**WRITTEN EXERCISE:** How many lines in the entries below include the string "this"? Answer with the number only.

**DATASET RECORDS:**
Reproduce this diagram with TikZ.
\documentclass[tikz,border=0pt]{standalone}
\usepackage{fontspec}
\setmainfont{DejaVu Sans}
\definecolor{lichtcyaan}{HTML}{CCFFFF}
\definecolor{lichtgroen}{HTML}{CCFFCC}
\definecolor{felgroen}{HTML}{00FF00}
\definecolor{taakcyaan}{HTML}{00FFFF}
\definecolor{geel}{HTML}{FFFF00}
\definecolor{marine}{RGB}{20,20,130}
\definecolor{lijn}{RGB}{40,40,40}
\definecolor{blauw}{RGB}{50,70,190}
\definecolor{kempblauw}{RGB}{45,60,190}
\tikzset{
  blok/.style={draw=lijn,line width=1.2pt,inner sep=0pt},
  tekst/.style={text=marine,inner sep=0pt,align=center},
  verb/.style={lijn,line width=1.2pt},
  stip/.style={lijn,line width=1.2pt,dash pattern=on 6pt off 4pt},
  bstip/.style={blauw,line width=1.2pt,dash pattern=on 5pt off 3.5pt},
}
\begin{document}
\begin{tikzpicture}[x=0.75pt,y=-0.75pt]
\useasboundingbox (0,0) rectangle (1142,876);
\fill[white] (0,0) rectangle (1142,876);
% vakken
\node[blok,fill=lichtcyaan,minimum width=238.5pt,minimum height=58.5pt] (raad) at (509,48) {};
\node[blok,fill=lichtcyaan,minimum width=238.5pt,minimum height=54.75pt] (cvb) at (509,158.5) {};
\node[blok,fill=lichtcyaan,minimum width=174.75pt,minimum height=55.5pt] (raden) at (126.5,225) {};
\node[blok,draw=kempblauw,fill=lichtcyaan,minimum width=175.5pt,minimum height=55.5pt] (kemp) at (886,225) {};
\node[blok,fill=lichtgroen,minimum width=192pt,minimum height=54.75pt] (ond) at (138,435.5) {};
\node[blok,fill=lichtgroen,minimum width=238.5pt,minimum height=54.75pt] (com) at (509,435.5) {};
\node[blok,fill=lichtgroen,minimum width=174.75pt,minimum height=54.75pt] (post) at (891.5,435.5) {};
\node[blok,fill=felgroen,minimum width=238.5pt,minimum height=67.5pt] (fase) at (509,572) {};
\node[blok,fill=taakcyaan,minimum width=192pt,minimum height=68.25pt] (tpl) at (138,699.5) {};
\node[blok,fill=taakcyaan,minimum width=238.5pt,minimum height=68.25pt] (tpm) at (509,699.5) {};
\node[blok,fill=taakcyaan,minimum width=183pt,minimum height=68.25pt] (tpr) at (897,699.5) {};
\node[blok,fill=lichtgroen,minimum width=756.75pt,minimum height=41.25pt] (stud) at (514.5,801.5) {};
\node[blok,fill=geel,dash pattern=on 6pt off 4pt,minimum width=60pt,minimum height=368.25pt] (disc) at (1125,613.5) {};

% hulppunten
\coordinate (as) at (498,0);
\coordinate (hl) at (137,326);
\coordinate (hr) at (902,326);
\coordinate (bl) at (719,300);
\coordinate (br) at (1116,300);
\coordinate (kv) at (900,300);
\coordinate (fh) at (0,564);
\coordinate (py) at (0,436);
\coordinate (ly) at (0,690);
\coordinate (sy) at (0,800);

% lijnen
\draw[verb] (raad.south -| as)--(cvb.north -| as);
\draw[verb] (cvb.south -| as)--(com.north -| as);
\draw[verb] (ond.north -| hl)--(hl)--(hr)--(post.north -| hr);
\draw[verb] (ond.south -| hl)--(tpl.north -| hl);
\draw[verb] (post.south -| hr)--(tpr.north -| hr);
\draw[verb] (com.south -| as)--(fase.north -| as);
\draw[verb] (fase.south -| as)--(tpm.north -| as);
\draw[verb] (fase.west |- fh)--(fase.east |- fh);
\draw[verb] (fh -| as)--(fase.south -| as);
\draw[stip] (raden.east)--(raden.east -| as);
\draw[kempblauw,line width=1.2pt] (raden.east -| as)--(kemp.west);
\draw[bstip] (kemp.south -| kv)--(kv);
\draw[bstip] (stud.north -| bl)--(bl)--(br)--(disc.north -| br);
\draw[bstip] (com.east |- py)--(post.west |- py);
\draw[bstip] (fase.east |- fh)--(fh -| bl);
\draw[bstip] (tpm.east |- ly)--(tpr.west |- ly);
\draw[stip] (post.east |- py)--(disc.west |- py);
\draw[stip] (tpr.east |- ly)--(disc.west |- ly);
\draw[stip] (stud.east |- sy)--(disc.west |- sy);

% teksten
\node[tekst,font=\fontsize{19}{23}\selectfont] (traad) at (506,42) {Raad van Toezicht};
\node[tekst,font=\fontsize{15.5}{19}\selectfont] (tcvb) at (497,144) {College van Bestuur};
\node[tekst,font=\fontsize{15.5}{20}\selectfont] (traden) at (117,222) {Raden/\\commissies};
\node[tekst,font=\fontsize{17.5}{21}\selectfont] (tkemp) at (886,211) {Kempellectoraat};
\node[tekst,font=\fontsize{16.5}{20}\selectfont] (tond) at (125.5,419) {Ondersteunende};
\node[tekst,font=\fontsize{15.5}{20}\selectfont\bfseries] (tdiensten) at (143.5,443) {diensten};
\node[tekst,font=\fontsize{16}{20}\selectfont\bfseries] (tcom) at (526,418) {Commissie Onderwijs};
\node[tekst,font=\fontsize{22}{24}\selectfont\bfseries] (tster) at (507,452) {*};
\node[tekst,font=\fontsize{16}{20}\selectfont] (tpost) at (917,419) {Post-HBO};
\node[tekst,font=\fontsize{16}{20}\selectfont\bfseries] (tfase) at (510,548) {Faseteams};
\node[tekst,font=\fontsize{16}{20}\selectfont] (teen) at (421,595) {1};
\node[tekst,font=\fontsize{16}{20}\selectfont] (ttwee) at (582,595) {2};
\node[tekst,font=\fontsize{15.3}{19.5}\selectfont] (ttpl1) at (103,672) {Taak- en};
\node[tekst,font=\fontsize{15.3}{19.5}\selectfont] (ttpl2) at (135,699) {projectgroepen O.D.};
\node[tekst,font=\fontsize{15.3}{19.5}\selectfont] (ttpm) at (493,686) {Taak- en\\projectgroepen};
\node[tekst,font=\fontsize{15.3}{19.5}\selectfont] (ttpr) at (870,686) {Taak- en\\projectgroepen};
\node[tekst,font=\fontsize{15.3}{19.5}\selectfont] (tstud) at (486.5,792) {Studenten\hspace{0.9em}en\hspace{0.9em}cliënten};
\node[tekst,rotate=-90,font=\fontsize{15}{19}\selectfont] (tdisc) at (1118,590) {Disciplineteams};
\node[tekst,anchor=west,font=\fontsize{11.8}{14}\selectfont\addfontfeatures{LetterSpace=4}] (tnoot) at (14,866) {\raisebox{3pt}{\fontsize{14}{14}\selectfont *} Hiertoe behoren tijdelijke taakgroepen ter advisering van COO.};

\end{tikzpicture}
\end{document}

==

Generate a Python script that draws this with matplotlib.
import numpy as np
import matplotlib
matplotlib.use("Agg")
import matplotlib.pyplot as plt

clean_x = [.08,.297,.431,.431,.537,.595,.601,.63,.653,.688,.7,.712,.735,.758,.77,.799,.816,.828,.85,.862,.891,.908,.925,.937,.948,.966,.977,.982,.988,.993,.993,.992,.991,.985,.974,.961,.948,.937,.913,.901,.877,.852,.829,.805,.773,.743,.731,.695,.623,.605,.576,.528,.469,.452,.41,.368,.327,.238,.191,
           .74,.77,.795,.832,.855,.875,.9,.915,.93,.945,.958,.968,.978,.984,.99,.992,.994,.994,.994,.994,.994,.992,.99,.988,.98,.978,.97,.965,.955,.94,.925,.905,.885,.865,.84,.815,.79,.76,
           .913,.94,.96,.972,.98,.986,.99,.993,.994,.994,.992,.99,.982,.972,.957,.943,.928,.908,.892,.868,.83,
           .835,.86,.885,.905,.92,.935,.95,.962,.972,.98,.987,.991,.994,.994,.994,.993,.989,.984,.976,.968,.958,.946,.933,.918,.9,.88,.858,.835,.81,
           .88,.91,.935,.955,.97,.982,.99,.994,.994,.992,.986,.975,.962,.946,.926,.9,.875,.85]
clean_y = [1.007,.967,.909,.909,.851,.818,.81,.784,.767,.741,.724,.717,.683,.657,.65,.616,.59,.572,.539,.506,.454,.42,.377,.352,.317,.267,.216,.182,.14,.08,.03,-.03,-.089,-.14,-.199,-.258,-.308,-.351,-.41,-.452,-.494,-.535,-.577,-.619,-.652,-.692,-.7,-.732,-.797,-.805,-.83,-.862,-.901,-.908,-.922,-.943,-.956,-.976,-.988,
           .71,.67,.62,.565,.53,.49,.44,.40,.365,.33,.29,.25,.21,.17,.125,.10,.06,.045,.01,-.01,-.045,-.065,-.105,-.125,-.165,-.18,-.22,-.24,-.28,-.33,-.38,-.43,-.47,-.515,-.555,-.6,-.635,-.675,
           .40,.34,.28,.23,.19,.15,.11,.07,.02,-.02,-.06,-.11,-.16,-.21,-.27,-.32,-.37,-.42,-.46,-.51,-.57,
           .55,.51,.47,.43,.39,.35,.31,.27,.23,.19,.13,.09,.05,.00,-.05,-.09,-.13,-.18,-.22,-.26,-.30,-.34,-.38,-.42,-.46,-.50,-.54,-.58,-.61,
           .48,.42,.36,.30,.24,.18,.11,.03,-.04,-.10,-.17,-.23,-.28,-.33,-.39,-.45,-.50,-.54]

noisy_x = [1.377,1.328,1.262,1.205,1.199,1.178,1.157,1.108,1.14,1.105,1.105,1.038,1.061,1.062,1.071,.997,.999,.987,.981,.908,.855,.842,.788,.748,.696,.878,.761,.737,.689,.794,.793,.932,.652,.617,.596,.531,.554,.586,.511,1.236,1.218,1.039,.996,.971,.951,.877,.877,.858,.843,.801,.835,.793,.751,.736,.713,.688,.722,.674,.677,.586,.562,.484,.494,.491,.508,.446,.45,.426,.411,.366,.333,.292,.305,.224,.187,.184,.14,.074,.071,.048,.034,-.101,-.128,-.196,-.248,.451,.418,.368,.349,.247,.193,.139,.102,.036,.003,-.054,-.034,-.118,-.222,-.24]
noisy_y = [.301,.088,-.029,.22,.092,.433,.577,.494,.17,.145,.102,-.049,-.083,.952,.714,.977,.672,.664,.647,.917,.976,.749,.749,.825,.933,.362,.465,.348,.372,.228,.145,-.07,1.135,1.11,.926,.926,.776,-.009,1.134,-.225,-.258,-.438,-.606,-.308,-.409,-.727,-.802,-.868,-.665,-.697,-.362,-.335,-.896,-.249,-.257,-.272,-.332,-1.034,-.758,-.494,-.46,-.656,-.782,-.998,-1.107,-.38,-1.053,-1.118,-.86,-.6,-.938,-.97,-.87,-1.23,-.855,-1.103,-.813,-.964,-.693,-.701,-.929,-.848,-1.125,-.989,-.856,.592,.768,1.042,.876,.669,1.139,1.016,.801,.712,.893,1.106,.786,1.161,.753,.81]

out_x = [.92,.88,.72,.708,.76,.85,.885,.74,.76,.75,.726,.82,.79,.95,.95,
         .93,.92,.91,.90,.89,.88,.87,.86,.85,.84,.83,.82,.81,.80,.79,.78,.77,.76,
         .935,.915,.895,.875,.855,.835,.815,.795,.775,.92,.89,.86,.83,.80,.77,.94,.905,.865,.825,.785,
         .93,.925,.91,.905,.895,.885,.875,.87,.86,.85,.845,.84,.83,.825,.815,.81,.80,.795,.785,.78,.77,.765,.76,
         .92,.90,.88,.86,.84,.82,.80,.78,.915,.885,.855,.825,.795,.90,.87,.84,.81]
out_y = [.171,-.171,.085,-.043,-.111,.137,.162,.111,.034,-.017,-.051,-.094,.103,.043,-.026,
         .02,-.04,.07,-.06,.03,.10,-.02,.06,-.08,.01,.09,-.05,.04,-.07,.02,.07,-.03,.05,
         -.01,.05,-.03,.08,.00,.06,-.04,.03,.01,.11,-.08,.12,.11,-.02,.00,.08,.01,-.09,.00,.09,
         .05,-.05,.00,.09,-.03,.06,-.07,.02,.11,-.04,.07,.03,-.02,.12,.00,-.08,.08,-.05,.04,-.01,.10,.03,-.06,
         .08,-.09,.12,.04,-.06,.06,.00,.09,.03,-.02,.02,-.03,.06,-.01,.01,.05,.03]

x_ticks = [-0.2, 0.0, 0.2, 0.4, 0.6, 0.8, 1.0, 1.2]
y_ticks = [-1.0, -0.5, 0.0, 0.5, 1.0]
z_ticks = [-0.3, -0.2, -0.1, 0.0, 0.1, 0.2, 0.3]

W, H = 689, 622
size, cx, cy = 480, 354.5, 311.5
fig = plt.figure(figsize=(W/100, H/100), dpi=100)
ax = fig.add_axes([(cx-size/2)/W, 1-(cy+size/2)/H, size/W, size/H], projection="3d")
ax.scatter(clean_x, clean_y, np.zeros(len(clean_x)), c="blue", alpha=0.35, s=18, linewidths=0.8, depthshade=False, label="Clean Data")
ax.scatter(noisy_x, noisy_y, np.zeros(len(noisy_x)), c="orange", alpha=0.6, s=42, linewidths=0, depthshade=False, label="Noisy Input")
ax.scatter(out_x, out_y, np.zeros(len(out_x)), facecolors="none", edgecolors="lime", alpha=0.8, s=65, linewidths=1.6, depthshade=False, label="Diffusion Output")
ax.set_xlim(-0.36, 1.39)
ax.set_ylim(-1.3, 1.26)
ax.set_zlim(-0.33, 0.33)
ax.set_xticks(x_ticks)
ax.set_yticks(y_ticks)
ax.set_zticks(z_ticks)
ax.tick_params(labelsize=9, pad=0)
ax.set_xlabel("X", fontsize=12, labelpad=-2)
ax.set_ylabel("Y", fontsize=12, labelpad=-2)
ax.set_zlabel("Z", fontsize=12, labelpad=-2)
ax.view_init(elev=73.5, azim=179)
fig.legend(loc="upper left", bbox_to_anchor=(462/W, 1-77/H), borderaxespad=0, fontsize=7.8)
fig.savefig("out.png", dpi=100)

**ANSWER TO THE EXERCISE:** 2